We call $\lambda$ the Lebesgue number of the open cover.
Proof : by reductio ad absurdum, suppose that this statement is false.
Then $\forall n\in\mathbb N^*$, it exists $x_n$ such as $B(x_n,\frac{1}{n})$ isn't in any $U_j$.
By compactness, it exists a subsequence $(x_{\varphi(n)})_n$ which converges to $x\in X$.
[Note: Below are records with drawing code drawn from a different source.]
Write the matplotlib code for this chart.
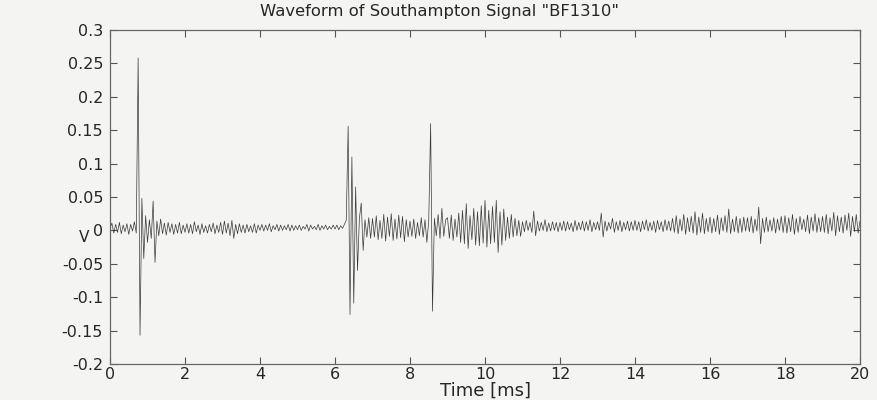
import numpy as np
import matplotlib
matplotlib.use("Agg")
import matplotlib.pyplot as plt

# Sample spacing of the waveform in milliseconds
sample_step_ms = 0.05

# Waveform samples in millivolts, one row per millisecond (20 samples each)
wave_mv = [
    3, 11, -4, 9, -3, 12, -5, 8, -2, 10, -6, 9, -1, 13, -4, 258, -157, 48, -42, 22,
    -18, 16, -12, 44, -48, 14, -8, 17, -5, 11, -7, 12, -3, 10, -6, 9, -4, 12, -5, 8,
    -3, 10, -4, 9, -5, 13, -2, 8, -6, 10, -3, 7, -4, 9, -2, 11, -5, 8, -3, 12,
    -6, 14, -4, 11, -8, 15, -12, 9, -5, 10, -3, 8, -4, 9, -2, 7, -3, 10, -4, 8,
    0, 9, -1, 8, 0, 10, -2, 7, 1, 9, -1, 8, 0, 7, 1, 9, -1, 8, 0, 7,
    1, 8, 0, 6, 2, 9, -1, 8, 2, 6, 1, 9, 0, 7, 2, 8, 1, 6, 2, 8,
    2, 8, 1, 7, 3, 9, 15, 156, -126, 110, -109, 65, -60, 18, 41, -30, 16, -10, 19, -12,
    18, -10, 22, -14, 15, -12, 24, -16, 20, -9, 25, -15, 17, -13, 23, -11, 21, -17, 16, -10,
    14, -9, 17, -12, 12, -8, 19, -10, 16, -18, 15, 160, -121, 18, -8, 24, -12, 33, -9, 16,
    19, -12, 23, -15, 17, -10, 26, -18, 30, -20, 40, -27, 22, -14, 33, -22, 28, -23, 37, -19,
    45, -25, 30, -20, 36, -18, 45, -33, 28, -22, 32, -15, 20, -12, 24, -10, 18, -8, 15, -9,
    13, -2, 15, 0, 12, -3, 29, -8, 14, -1, 12, 0, 16, -2, 11, -1, 13, 0, 12, -2,
    12, 0, 14, -1, 13, 1, 11, -2, 15, 0, 12, 1, 14, -1, 13, 0, 16, -2, 12, 1,
    13, 0, 26, -10, 14, -1, 12, 2, 18, -3, 13, 0, 15, -2, 12, 1, 14, -1, 13, 0,
    15, 0, 13, -2, 14, 1, 16, -1, 12, 0, 14, -3, 15, 1, 13, -2, 16, 0, 14, -1,
    18, -3, 22, -5, 17, -1, 24, -6, 19, -2, 21, -4, 28, -7, 20, -3, 26, -5, 18, -2,
    20, -4, 18, -2, 23, -6, 19, -1, 22, -3, 32, -5, 17, -2, 21, -4, 18, -3, 20, -1,
    19, -2, 21, -4, 17, -1, 35, -20, 18, -3, 20, -2, 16, -1, 19, -4, 17, 0, 21, -3,
    22, -4, 19, -2, 24, -6, 18, -3, 21, 1, 17, -2, 23, -5, 20, -1, 25, -3, 19, -2,
    21, -3, 24, -5, 19, -1, 27, -8, 22, -2, 20, -4, 23, 0, 26, -9, 21, -2, 24, -4,
    14,
]

x_ticks = [0, 2, 4, 6, 8, 10, 12, 14, 16, 18, 20]
y_ticks = [-0.2, -0.15, -0.1, -0.05, 0, 0.05, 0.1, 0.15, 0.2, 0.25, 0.3]
y_tick_labels = ["-0.2", "-0.15", "-0.1", "-0.05", "0", "0.05", "0.1",
                 "0.15", "0.2", "0.25", "0.3"]

plt.rcParams["font.family"] = ["DejaVu Sans"]

paper = "#f4f4f2"
ink = "#262626"
fig = plt.figure(figsize=(8.78, 4.0), dpi=100, facecolor=paper)
ax = fig.add_axes([0.1253, 0.09, 0.8542, 0.835])
ax.set_facecolor(paper)

volts = np.array(wave_mv, dtype=float) / 1000.0
t_ms = np.arange(len(volts)) * sample_step_ms
ax.plot(t_ms, volts, color="#3a3a3a", linewidth=0.5)

ax.set_xlim(0, 20)
ax.set_ylim(-0.2, 0.3)
ax.set_xticks(x_ticks)
ax.set_xticklabels([str(v) for v in x_ticks])
ax.set_yticks(y_ticks)
ax.set_yticklabels(y_tick_labels)

ax.tick_params(direction="in", length=5, width=0.8, top=True, right=True,
               labelsize=11.5, colors="#555555", labelcolor=ink)
ax.tick_params(axis="x", pad=2)
ax.tick_params(axis="y", pad=5)
for spine in ax.spines.values():
    spine.set_color("#666666")
    spine.set_linewidth(0.9)

# Title is centred on the whole figure rather than on the axes
ax.set_title('Waveform of Southampton Signal "BF1310"', fontsize=11.8,
             color=ink, pad=10, x=0.4387)
ax.set_xlabel("Time [ms]", fontsize=13, color=ink, labelpad=0)
ax.set_ylabel("V", fontsize=11, color=ink, rotation=0, ha="center", va="center")
ax.yaxis.set_label_coords(-0.0347, 0.38)

fig.savefig("out.png", dpi=100, facecolor=paper)
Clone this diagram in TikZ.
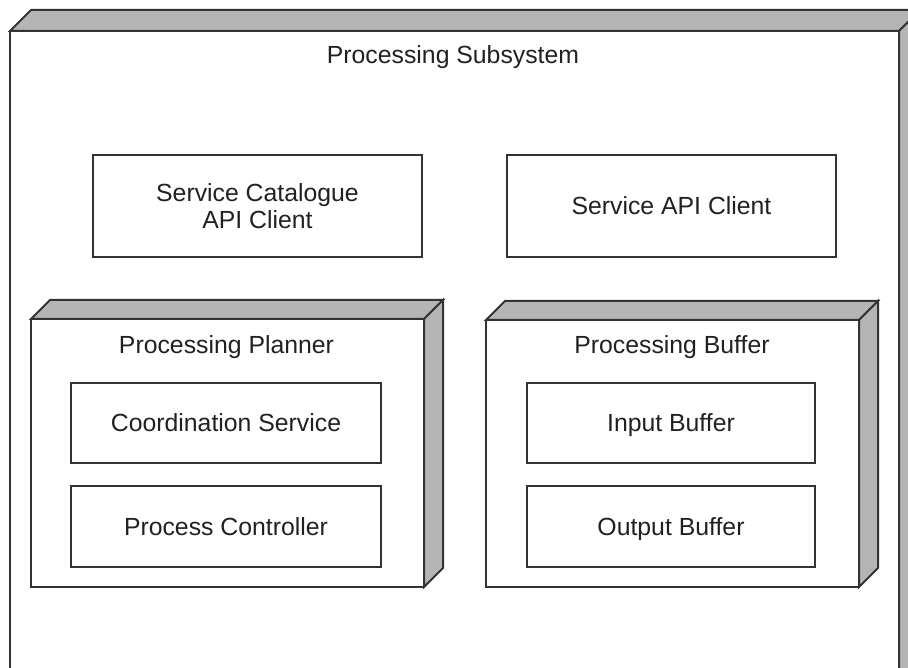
\documentclass[tikz,border=0pt]{standalone}
\usepackage{fontspec}
\setmainfont{Liberation Sans}
\begin{document}
\begin{tikzpicture}[x=1pt,y=-1pt,
  every node/.style={font=\fontsize{24.8}{27}\selectfont, text=black!87},
  edge/.style={draw=black!80, line width=2pt, line join=miter},
  front/.style={edge, fill=white, outer sep=0pt, inner sep=0pt},
  shade/.style={edge, fill=black!29},
  part/.style={edge, fill=white, outer sep=0pt, align=center},
  oneline/.style={part, text height=20pt, text depth=3pt},
  caption/.style={inner sep=0pt, text height=18pt, text depth=5.5pt}]
\useasboundingbox (0,0) rectangle (908,668);
\clip (0,0) rectangle (908,668);

% Outer node: Processing Subsystem (runs past the right and bottom edges)
\node[front, minimum width=889pt, minimum height=669pt, anchor=north west] (subsys) at (10,31) {};
\draw[shade] (subsys.north west) -- ++(21,-21) -- ([shift={(21,-21)}]subsys.north east) -- (subsys.north east) -- cycle;
\draw[shade] (subsys.north east) -- ++(21,-21) -- ([shift={(21,-21)}]subsys.south east) -- (subsys.south east) -- cycle;
\node[caption] (subsyslabel) at (453,57) {Processing Subsystem};

% Clients
\node[part, minimum width=329pt, minimum height=102pt, anchor=north west] (catalogue) at (93,155) {Service Catalogue\\API Client};
\node[oneline, minimum width=329pt, minimum height=102pt, anchor=north west] (serviceapi) at (507,155) {Service API Client};

% Processing Planner node
\node[front, minimum width=393pt, minimum height=268pt, anchor=north west] (planner) at (31,319) {};
\draw[shade] (planner.north west) -- ++(19,-19) -- ([shift={(19,-19)}]planner.north east) -- (planner.north east) -- cycle;
\draw[shade] (planner.north east) -- ++(19,-19) -- ([shift={(19,-19)}]planner.south east) -- (planner.south east) -- cycle;
\node[caption] (plannerlabel) at (226.5,347) {Processing Planner};
\node[oneline, minimum width=310pt, minimum height=80pt, anchor=north west] (coord) at (71,383) {Coordination Service};
\node[oneline, minimum width=310pt, minimum height=81pt, anchor=north west] (controller) at (71,486) {Process Controller};

% Processing Buffer node
\node[front, minimum width=373pt, minimum height=267pt, anchor=north west] (buffer) at (486,320) {};
\draw[shade] (buffer.north west) -- ++(19,-19) -- ([shift={(19,-19)}]buffer.north east) -- (buffer.north east) -- cycle;
\draw[shade] (buffer.north east) -- ++(19,-19) -- ([shift={(19,-19)}]buffer.south east) -- (buffer.south east) -- cycle;
\node[caption] (bufferlabel) at (672,347) {Processing Buffer};
\node[oneline, minimum width=288pt, minimum height=80pt, anchor=north west] (inbuf) at (527,383) {Input Buffer};
\node[oneline, minimum width=288pt, minimum height=81pt, anchor=north west] (outbuf) at (527,486) {Output Buffer};
\end{tikzpicture}
\end{document}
Let $j_0\in J$ such as $x\in U_{j_0}$. Let $\varepsilon>0$ such as $B(x,\varepsilon)\subset U_{j_0}$, then, after a certain rank, $B(x_{\varphi(n)},\frac{1}{\varphi(n)})\subset B(x,\varepsilon)\subset U_{j_0}$ and so you get a contradiction.
(First, it exists $N_0$ such as $n\ge N_0\Rightarrow\frac{1}{\varphi(n)}<\frac{\varepsilon}{2}$, next, it exists $N_1$ such as $n\ge N_1\Rightarrow\|x-x_{\varphi(n)}\|<\frac{\varepsilon}{2}$. Let $N=\max(N_0,N_1)$ and then for $n\ge N$, let $y\in B(x_{\varphi(n)},\frac{1}{\varphi(n)})$, then $\|x-y\|\le\|x-x_{\varphi(n)}\|+\|x_{\varphi(n)}-y\|\le\varepsilon$). $\blacksquare$
Your result :
By continuity, $f^{-1}(I_n)$ is an open set. Now, $f^{-1}(I_n)$ is an open cover of $K$ (Let $x \in K$, then $f(x)\in f(K)$, so it exists $n$ such as $f(x)\in I_n$ and finally $x\in f^{-1}(I_n)$), and let $\delta$ its Lebesgue number. You have your result : $\forall x\in K$, it exists $n\in\mathbb N$, such as $(x-\delta,x+\delta)\subset f^{-1}(I_n)$.